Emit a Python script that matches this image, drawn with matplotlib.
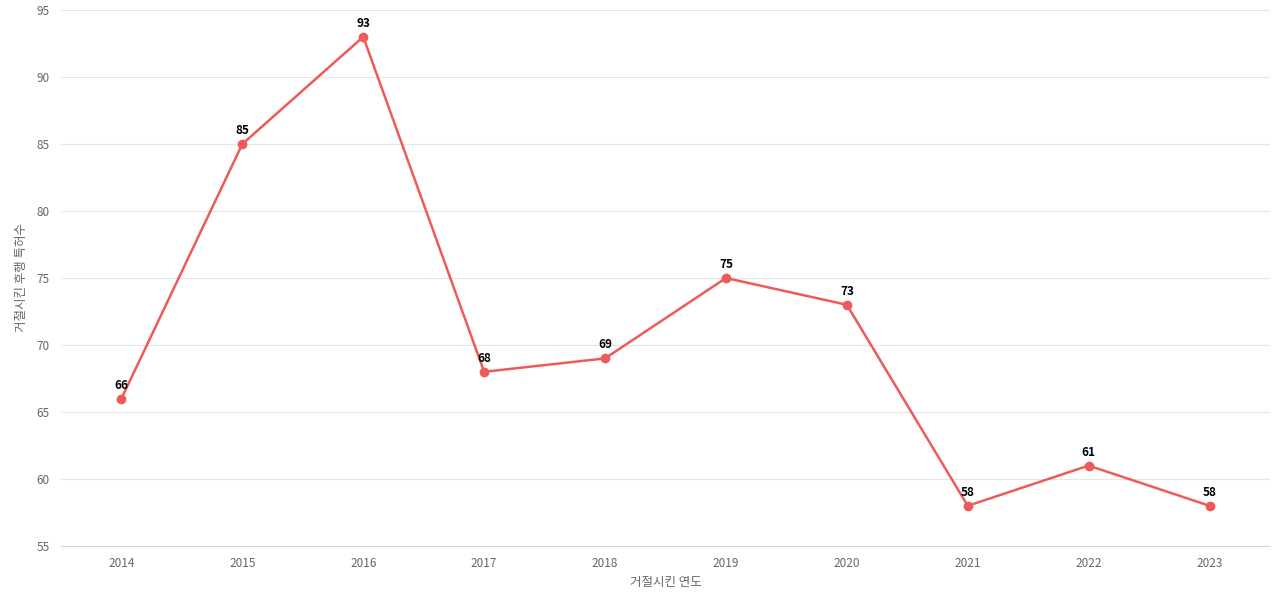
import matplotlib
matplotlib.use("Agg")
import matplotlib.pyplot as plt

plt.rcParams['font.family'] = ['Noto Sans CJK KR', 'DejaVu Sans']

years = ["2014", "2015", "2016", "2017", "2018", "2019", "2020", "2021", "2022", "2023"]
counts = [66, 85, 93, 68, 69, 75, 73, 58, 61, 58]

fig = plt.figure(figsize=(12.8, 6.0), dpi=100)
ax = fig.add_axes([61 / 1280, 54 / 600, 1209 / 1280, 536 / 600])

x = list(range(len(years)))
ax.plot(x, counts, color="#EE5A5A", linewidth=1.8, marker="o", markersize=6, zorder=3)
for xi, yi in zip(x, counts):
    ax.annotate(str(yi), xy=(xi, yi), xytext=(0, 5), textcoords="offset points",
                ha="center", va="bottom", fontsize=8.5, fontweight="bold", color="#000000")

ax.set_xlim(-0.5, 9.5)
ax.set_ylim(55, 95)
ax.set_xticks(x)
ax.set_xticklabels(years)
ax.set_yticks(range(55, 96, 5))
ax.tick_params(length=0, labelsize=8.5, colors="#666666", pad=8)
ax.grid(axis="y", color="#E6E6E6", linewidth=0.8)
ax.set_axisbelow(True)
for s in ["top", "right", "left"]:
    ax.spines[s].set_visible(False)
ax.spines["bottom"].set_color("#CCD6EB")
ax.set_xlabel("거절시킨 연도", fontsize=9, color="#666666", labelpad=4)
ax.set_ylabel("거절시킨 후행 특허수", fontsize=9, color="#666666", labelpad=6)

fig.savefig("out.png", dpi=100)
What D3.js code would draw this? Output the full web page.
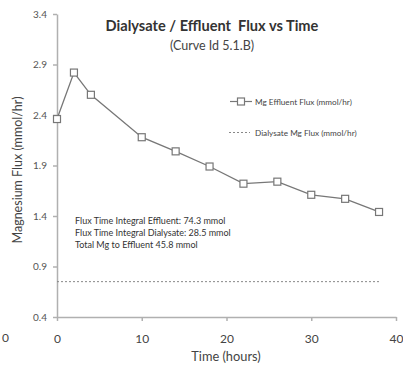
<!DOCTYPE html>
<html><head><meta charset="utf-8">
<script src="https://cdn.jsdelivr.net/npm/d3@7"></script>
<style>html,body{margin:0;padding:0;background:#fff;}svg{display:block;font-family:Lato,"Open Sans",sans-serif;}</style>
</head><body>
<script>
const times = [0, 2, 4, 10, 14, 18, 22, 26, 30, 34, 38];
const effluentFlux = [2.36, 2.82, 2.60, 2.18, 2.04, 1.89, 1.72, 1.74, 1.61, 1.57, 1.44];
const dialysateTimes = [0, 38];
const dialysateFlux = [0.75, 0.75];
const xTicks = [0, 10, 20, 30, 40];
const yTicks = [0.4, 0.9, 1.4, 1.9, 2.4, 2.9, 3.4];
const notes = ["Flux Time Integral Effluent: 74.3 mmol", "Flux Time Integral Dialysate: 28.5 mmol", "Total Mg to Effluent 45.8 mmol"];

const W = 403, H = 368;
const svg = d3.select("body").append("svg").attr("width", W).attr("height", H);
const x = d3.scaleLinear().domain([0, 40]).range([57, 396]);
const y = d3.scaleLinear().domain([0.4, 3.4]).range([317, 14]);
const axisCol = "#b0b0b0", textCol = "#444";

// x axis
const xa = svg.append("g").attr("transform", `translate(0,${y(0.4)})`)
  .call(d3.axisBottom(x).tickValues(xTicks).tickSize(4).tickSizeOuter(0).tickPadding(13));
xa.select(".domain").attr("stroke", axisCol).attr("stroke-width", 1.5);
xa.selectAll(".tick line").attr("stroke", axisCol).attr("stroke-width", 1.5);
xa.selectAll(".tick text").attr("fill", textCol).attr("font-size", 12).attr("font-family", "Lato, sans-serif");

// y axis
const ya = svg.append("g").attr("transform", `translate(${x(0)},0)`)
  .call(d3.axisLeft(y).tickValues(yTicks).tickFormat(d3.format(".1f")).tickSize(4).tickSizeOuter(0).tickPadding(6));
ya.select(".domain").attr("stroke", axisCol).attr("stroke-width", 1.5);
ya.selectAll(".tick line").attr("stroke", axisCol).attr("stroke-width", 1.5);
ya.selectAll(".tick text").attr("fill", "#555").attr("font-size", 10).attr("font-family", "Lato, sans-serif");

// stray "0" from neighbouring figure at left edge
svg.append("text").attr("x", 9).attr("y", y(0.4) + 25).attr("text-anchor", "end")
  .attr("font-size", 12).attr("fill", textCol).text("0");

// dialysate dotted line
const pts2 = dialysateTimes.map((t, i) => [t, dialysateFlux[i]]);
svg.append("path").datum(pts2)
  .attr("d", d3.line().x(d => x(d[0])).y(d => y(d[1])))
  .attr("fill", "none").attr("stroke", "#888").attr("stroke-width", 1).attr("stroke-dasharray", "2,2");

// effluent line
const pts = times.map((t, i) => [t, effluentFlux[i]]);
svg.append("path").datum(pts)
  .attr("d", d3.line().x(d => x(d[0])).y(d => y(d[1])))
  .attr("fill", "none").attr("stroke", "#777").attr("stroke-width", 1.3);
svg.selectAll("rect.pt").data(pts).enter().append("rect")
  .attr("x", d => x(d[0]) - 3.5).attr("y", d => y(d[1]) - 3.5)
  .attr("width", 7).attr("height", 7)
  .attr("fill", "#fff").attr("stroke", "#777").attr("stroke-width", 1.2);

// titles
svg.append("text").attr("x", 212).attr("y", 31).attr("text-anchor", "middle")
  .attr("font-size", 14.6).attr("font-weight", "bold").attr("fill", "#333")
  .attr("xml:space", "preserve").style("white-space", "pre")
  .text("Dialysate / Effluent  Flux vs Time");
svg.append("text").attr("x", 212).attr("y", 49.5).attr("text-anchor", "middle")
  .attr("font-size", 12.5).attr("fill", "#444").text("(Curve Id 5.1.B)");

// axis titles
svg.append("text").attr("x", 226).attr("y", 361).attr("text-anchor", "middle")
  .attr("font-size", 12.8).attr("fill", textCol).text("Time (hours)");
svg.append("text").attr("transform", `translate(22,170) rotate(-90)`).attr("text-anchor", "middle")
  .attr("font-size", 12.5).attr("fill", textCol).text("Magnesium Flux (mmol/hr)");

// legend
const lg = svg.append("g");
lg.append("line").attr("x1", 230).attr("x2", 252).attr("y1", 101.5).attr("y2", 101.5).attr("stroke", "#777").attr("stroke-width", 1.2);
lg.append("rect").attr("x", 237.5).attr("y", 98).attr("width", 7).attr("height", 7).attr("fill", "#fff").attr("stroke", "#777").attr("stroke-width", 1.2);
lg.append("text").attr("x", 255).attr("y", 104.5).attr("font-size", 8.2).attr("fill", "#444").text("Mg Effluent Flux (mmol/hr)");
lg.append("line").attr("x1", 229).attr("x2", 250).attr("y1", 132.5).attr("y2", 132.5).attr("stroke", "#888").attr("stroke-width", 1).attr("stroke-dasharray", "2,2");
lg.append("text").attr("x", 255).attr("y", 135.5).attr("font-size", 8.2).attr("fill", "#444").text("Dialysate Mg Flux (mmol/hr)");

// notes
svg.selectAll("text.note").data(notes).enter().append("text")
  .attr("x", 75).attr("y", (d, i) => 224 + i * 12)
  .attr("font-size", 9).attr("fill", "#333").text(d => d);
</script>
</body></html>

* **Written task**
Keep only those lines of the records that hold "this", and return them.

* **Reply**
Emit a Python script that matches this image, drawn with matplotlib.
What D3.js code would draw this? Output the full web page.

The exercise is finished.